An Age-Old Story

As everyone knows, or by now ought to know, the only possible explanation of differing outcomes between groups is prejudice, privilege, and oppression by those groups with more favorable outcomes. It follows that the only solution to the anomaly of differential outcomes, and the restoration of the primordial equality that is natural to mankind, is restitution, compensation, expropriation, positive discrimination, etc.

One of the most startling differentials, of course, is that between men and women. It is surely time for it to be redressed.

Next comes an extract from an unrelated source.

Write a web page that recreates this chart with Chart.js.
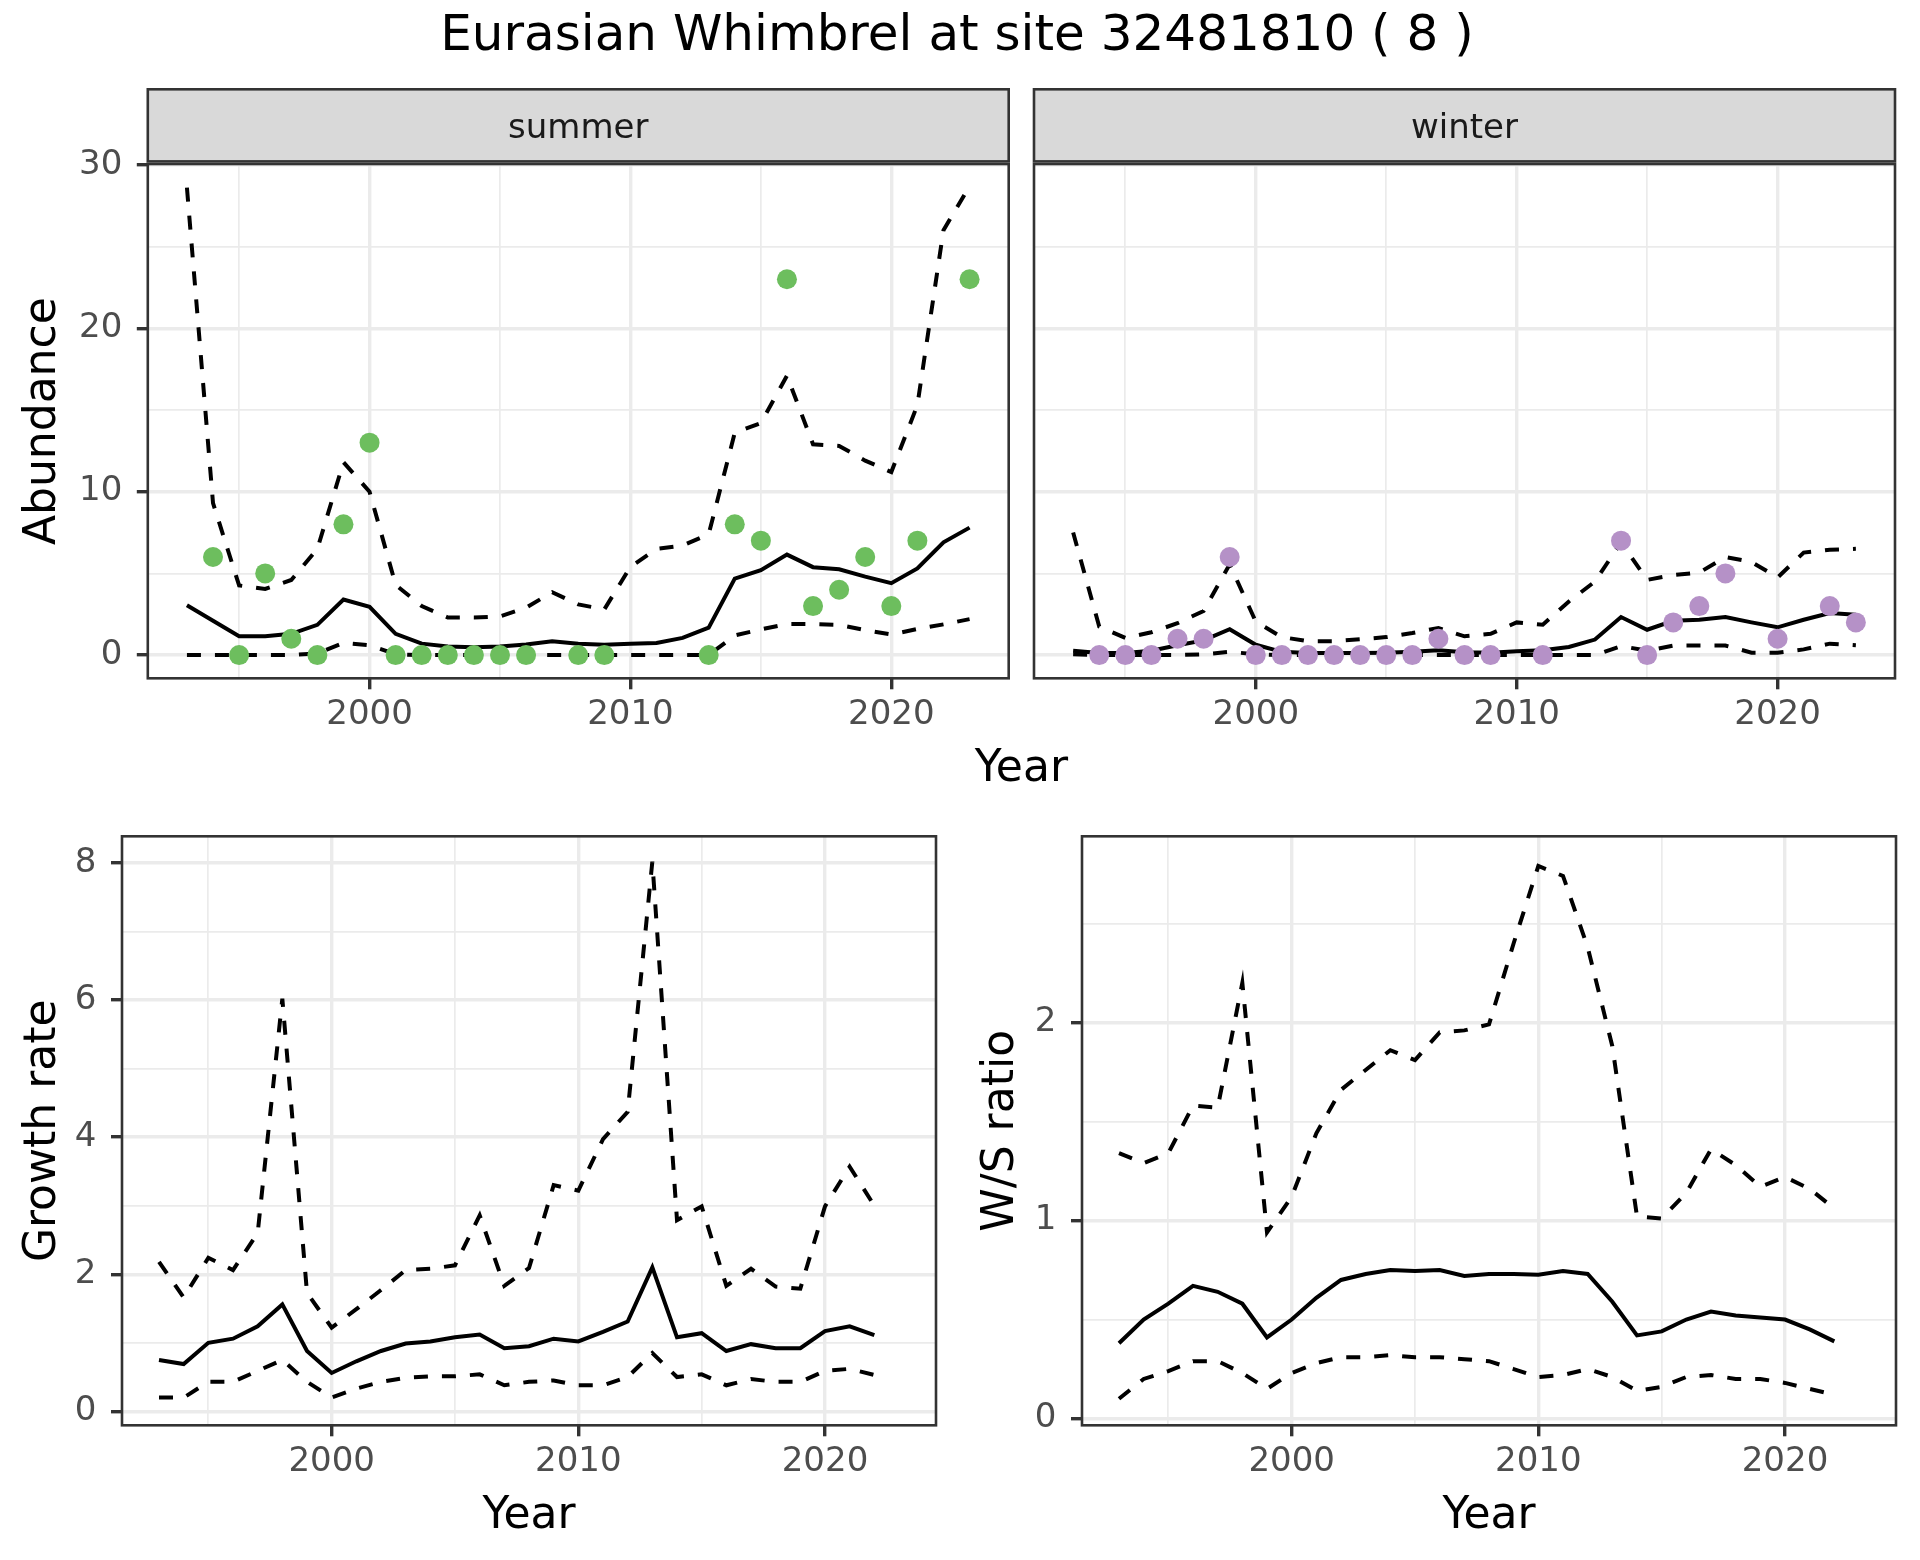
<!DOCTYPE html>
<html>
<head>
<meta charset="utf-8">
<script src="https://cdn.jsdelivr.net/npm/chart.js@4.4.1/dist/chart.umd.min.js"></script>
<style>
  html, body { margin: 0; padding: 0; background: #ffffff; }
  #page { position: relative; width: 1920px; height: 1560px; overflow: hidden; font-family: "DejaVu Sans", sans-serif; }
  #page canvas { position: absolute; left: 0; top: 0; }
  .label { position: absolute; line-height: 1; white-space: nowrap; color: #000000; text-align: center; }
</style>
</head>
<body>
<div id="page">
  <canvas id="summerChart" width="1920" height="1560"></canvas>
  <canvas id="winterChart" width="1920" height="1560"></canvas>
  <canvas id="growthChart" width="1920" height="1560"></canvas>
  <canvas id="ratioChart" width="1920" height="1560"></canvas>
  <div class="label" style="left:0;width:1914px;top:7.7px;font-size:50px;">Eurasian Whimbrel at site 32481810 ( 8 )</div>
  <div class="label" style="left:921.4px;width:200px;top:743.5px;font-size:44px;">Year</div>
</div>
<script>
// years of the modelled series
const years = [1993, 1994, 1995, 1996, 1997, 1998, 1999, 2000, 2001, 2002, 2003, 2004, 2005, 2006, 2007,
  2008, 2009, 2010, 2011, 2012, 2013, 2014, 2015, 2016, 2017, 2018, 2019, 2020, 2021, 2022, 2023];
const rateYears = [1993, 1994, 1995, 1996, 1997, 1998, 1999, 2000, 2001, 2002, 2003, 2004, 2005, 2006, 2007,
  2008, 2009, 2010, 2011, 2012, 2013, 2014, 2015, 2016, 2017, 2018, 2019, 2020, 2021, 2022];

// summer abundance
const summerMean = [3.05, 2.1, 1.16, 1.16, 1.3, 1.85, 3.4, 2.95, 1.3, 0.7, 0.52, 0.48, 0.52, 0.65, 0.84,
  0.7, 0.63, 0.7, 0.74, 1.05, 1.68, 4.68, 5.2, 6.15, 5.38, 5.25, 4.8, 4.4, 5.3, 6.9, 7.8];
const summerLower = [0, 0, 0, 0, 0, 0.1, 0.75, 0.6, 0.05, 0, 0, 0, 0, 0, 0,
  0, 0, 0, 0, 0, 0, 1.2, 1.57, 1.9, 1.9, 1.85, 1.53, 1.26, 1.6, 1.88, 2.2];
const summerUpper = [28.6, 9.3, 4.26, 4.05, 4.6, 6.5, 11.8, 10.0, 4.3, 3.0, 2.3, 2.3, 2.37, 2.9, 3.85,
  3.1, 2.8, 5.4, 6.5, 6.7, 7.4, 13.6, 14.2, 17.1, 12.9, 12.8, 11.9, 11.2, 15.3, 26.0, 28.7];
const summerObsYears = [1994, 1995, 1996, 1997, 1998, 1999, 2000, 2001, 2002, 2003, 2004, 2005, 2006,
  2008, 2009, 2013, 2014, 2015, 2016, 2017, 2018, 2019, 2020, 2021, 2023];
const summerObs = [6, 0, 5, 1, 0, 8, 13, 0, 0, 0, 0, 0, 0, 0, 0, 0, 8, 7, 23, 3, 4, 6, 3, 7, 23];

// winter abundance
const winterMean = [0.27, 0.13, 0.13, 0.27, 0.6, 0.9, 1.58, 0.63, 0.2, 0.13, 0.13, 0.13, 0.15, 0.2, 0.3,
  0.17, 0.15, 0.23, 0.29, 0.5, 0.95, 2.33, 1.55, 2.1, 2.16, 2.33, 2.0, 1.7, 2.16, 2.57, 2.47];
const winterLower = [0.05, 0, 0, 0, 0, 0.05, 0.2, 0.05, 0, 0, 0, 0, 0, 0, 0,
  0, 0, 0, 0, 0, 0, 0.55, 0.27, 0.58, 0.58, 0.58, 0.15, 0.15, 0.35, 0.7, 0.6];
const winterUpper = [7.5, 1.75, 1.05, 1.4, 1.95, 2.7, 5.55, 2.05, 1.1, 0.85, 0.85, 0.97, 1.1, 1.35, 1.66,
  1.15, 1.3, 2.0, 1.86, 3.28, 4.5, 6.9, 4.6, 4.9, 5.05, 6.0, 5.7, 4.75, 6.27, 6.45, 6.5];
const winterObsYears = [1994, 1995, 1996, 1997, 1998, 1999, 2000, 2001, 2002, 2003, 2004, 2005, 2006,
  2007, 2008, 2009, 2011, 2014, 2015, 2016, 2017, 2018, 2020, 2022, 2023];
const winterObs = [0, 0, 0, 1, 1, 6, 0, 0, 0, 0, 0, 0, 0, 1, 0, 0, 0, 7, 0, 2, 3, 5, 1, 3, 2];

// growth rate
const growthMean = [0.75, 0.69, 1.0, 1.06, 1.24, 1.56, 0.88, 0.56, 0.73, 0.88, 0.99, 1.02, 1.08, 1.12, 0.92,
  0.95, 1.06, 1.02, 1.16, 1.31, 2.1, 1.08, 1.14, 0.88, 0.98, 0.92, 0.92, 1.17, 1.24, 1.11];
const growthLower = [0.2, 0.2, 0.43, 0.43, 0.59, 0.75, 0.43, 0.2, 0.33, 0.43, 0.49, 0.51, 0.51, 0.54, 0.38,
  0.43, 0.45, 0.38, 0.38, 0.5, 0.85, 0.5, 0.54, 0.38, 0.47, 0.43, 0.43, 0.59, 0.62, 0.53];
const growthUpper = [2.18, 1.66, 2.24, 2.06, 2.6, 6.02, 1.73, 1.22, 1.49, 1.77, 2.06, 2.08, 2.13, 2.86, 1.83,
  2.09, 3.3, 3.22, 3.97, 4.37, 8.02, 2.79, 2.99, 1.83, 2.08, 1.82, 1.79, 2.99, 3.57, 3.0];

// winter / summer ratio
const ratioMean = [0.38, 0.5, 0.58, 0.67, 0.64, 0.58, 0.41, 0.5, 0.61, 0.7, 0.73, 0.75, 0.745, 0.75, 0.72,
  0.73, 0.73, 0.726, 0.745, 0.73, 0.59, 0.42, 0.44, 0.5, 0.54, 0.52, 0.51, 0.5, 0.45, 0.39];
const ratioLower = [0.1, 0.2, 0.24, 0.29, 0.29, 0.23, 0.15, 0.23, 0.28, 0.31, 0.31, 0.32, 0.31, 0.31, 0.3,
  0.29, 0.25, 0.21, 0.22, 0.25, 0.21, 0.14, 0.16, 0.21, 0.22, 0.2, 0.2, 0.18, 0.15, 0.12];
const ratioUpper = [1.34, 1.29, 1.34, 1.58, 1.57, 2.2, 0.94, 1.12, 1.44, 1.66, 1.76, 1.86, 1.81, 1.95, 1.96,
  1.99, 2.4, 2.79, 2.74, 2.38, 1.88, 1.02, 1.01, 1.14, 1.36, 1.28, 1.17, 1.22, 1.16, 1.06];

// ticks (all grid lines) and the labelled ones
const yearTicks = [1995, 2000, 2005, 2010, 2015, 2020];
const yearLabels = [2000, 2010, 2020];
const abundanceTicks = [0, 5, 10, 15, 20, 25, 30];
const abundanceLabels = [0, 10, 20, 30];
const growthTicks = [0, 1, 2, 3, 4, 5, 6, 7, 8];
const growthLabels = [0, 2, 4, 6, 8];
const ratioTicks = [0, 0.5, 1, 1.5, 2, 2.5];
const ratioLabels = [0, 1, 2];

const GREEN = '#6DBE5E';
const PURPLE = '#B591C7';

Chart.defaults.font.family = '"DejaVu Sans", sans-serif';
Chart.defaults.color = '#4D4D4D';

const isIn = (list, v) => list.some((t) => Math.abs(t - v) < 1e-9);
const pairs = (xs, ys) => xs.map((x, i) => ({ x, y: ys[i] }));

function bandDatasets(xs, mean, lower, upper) {
  const base = { type: 'line', borderColor: '#000000', borderWidth: 4, pointRadius: 0, fill: false, tension: 0 };
  return [
    { ...base, data: pairs(xs, upper), borderDash: [14, 14], order: 3 },
    { ...base, data: pairs(xs, lower), borderDash: [14, 14], order: 3 },
    { ...base, data: pairs(xs, mean), order: 2 }
  ];
}

function obsDataset(xs, ys, colour) {
  return {
    type: 'scatter', data: pairs(xs, ys), showLine: false, order: 1,
    pointRadius: 10, pointHoverRadius: 10, pointBorderWidth: 0,
    pointBackgroundColor: colour, borderColor: colour
  };
}

function gridStyle(majors, showTicks) {
  return {
    color: '#EBEBEB',
    lineWidth: (c) => (isIn(majors, c.tick.value) ? 3.4 : 1.7),
    drawTicks: showTicks,
    tickLength: showTicks ? 11 : 0,
    tickWidth: 3.4,
    tickColor: (c) => (isIn(majors, c.tick.value) ? '#333333' : 'rgba(0,0,0,0)')
  };
}

function xAxis(height, title) {
  return {
    type: 'linear', min: 1991.5, max: 2024.5,
    afterBuildTicks: (s) => { s.ticks = yearTicks.map((v) => ({ value: v })); },
    afterFit: (s) => { s.height = height; },
    border: { display: false },
    grid: gridStyle(yearLabels, true),
    ticks: {
      color: '#4D4D4D', font: { size: 34 }, padding: 5, maxRotation: 0, autoSkip: false,
      callback: (v) => (isIn(yearLabels, v) ? String(v) : '')
    },
    title: title
      ? { display: true, text: title, color: '#000000', font: { size: 44 }, padding: { top: 0, bottom: 16.6 } }
      : { display: false }
  };
}

function yAxis(min, max, tickValues, majors, width, showLabels, title, titlePad) {
  return {
    type: 'linear', min, max,
    afterBuildTicks: (s) => { s.ticks = tickValues.map((v) => ({ value: v })); },
    afterFit: (s) => { s.width = width; },
    border: { display: false },
    grid: gridStyle(majors, showLabels),
    ticks: {
      display: showLabels, color: '#4D4D4D', font: { size: 34 }, padding: 14.5, autoSkip: false,
      callback: (v) => (isIn(majors, v) ? String(v) : '')
    },
    title: title
      ? { display: true, text: title, color: '#000000', font: { size: 44 }, padding: { top: titlePad, bottom: 0 } }
      : { display: false }
  };
}

// panel border and facet strip
const panelFrame = {
  id: 'panelFrame',
  afterDatasetsDraw(chart, args, opts) {
    const { ctx, chartArea: a } = chart;
    ctx.save();
    ctx.strokeStyle = '#333333';
    ctx.lineWidth = 2.6;
    ctx.strokeRect(a.left, a.top, a.right - a.left, a.bottom - a.top);
    if (opts.strip) {
      const top = opts.stripTop;
      const h = a.top - 2.6 - top;
      ctx.fillStyle = '#D9D9D9';
      ctx.fillRect(a.left, top, a.right - a.left, h);
      ctx.strokeRect(a.left, top, a.right - a.left, h);
      ctx.fillStyle = '#1A1A1A';
      ctx.font = '34px "DejaVu Sans"';
      ctx.textAlign = 'center';
      ctx.textBaseline = 'alphabetic';
      ctx.fillText(opts.strip, (a.left + a.right) / 2, top + 49);
    }
    ctx.restore();
  }
};

function baseOptions(padding, scales, frame) {
  return {
    responsive: false,
    animation: false,
    devicePixelRatio: 1,
    events: [],
    layout: { padding },
    scales,
    plugins: { legend: { display: false }, tooltip: { enabled: false }, panelFrame: frame }
  };
}

new Chart(document.getElementById('summerChart'), {
  type: 'line',
  data: { datasets: [obsDataset(summerObsYears, summerObs, GREEN), ...bandDatasets(years, summerMean, summerLower, summerUpper)] },
  options: baseOptions(
    { left: 0, right: 911.3, top: 164, bottom: 821.7 },
    { x: xAxis(60, null), y: yAxis(-1.42, 30.05, abundanceTicks, abundanceLabels, 147.8, true, 'Abundance', 17.2) },
    { strip: 'summer', stripTop: 89.3 }
  ),
  plugins: [panelFrame]
});

new Chart(document.getElementById('winterChart'), {
  type: 'line',
  data: { datasets: [obsDataset(winterObsYears, winterObs, PURPLE), ...bandDatasets(years, winterMean, winterLower, winterUpper)] },
  options: baseOptions(
    { left: 1034, right: 25, top: 164, bottom: 821.7 },
    { x: xAxis(60, null), y: yAxis(-1.42, 30.05, abundanceTicks, abundanceLabels, 0, false, null, 0) },
    { strip: 'winter', stripTop: 89.3 }
  ),
  plugins: [panelFrame]
});

new Chart(document.getElementById('growthChart'), {
  type: 'line',
  data: { datasets: bandDatasets(rateYears, growthMean, growthLower, growthUpper) },
  options: baseOptions(
    { left: 0, right: 984, top: 836.3, bottom: 0 },
    { x: xAxis(134.7, 'Year'), y: yAxis(-0.204, 8.39, growthTicks, growthLabels, 122, true, 'Growth rate', 17.2) },
    {}
  ),
  plugins: [panelFrame]
});

new Chart(document.getElementById('ratioChart'), {
  type: 'line',
  data: { datasets: bandDatasets(rateYears, ratioMean, ratioLower, ratioUpper) },
  options: baseOptions(
    { left: 960, right: 24, top: 836.3, bottom: 0 },
    { x: xAxis(134.7, 'Year'), y: yAxis(-0.034, 2.94, ratioTicks, ratioLabels, 122, true, 'W/S ratio', 15.6) },
    {}
  ),
  plugins: [panelFrame]
});
</script>
</body>
</html>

For example, I was reading in Le Figaro only yesterday that nearly 58 percent of deaths from Covid in France were of men, and only 42 percent of women. This only brings into sharp relief a fundamental injustice that has gone unaddressed for decades, indeed has been largely unnoticed, namely the fact that women live, on average, several years longer than men. For example, women live just over three and a half years longer in Britain than men; in the U.S., the difference is five years; in France, six; in Russia, ten. Overall in the world, men were the victims of 73 percent of fatal road accidents and 78 percent of homicides.

What is to be done about these truly shocking statistics? As we all agree, equality is one of the most precious, if not the most precious, of all political values, for there can be no justice without it.

Let us take homicide as an example. In only two countries, Switzerland and Hong Kong, is the desirable goal of equality of victimhood reached. How have they reached this elevated level of civilization, that is to say a just, fair, and equal distribution of the murdered? I confess that I do not have the answer, and I doubt that anyone else has it either. Could there be a more appropriate subject for an international commission of inquiry? Once it had reached its conclusions, other countries could institute homicide awareness training, to ensure that murderers, or potential murderers, were aware of the social justice implications of their acts.

Of course, achieving equality will not be easy: We shall have to guard against overcorrection, which would be equally unjust. But it must be frankly admitted that it is easier to increase the numbers of homicides than to reduce them, so that, regrettably, if the ultimate goal of equality is to be reached, it may be necessary… Well, I leave it to the reader to draw the conclusion.

But even if the numbers of deaths by homicide and road accidents could be equalized, it would only go a very small way to equalizing the life expectancy of men and women. This is because, regrettable as every fatal road accident and homicide is, such deaths account for only a very small proportion of all deaths, for example in Britain about 2,400 a year in total, whereas the annual number of deaths from cardiovascular diseases is approximately 170,000. A drop, so to speak, in the kicking of the bucket.

Clearly something more drastic needs to be done. Again, it is easier, or would take less effort and expense, to reduce life expectancy than to increase it. The causes of death are cheap, the means to save life expensive, at least in these times when, notwithstanding the Covid epidemic, widespread infectious disease—the main killer of the past—has been largely overcome.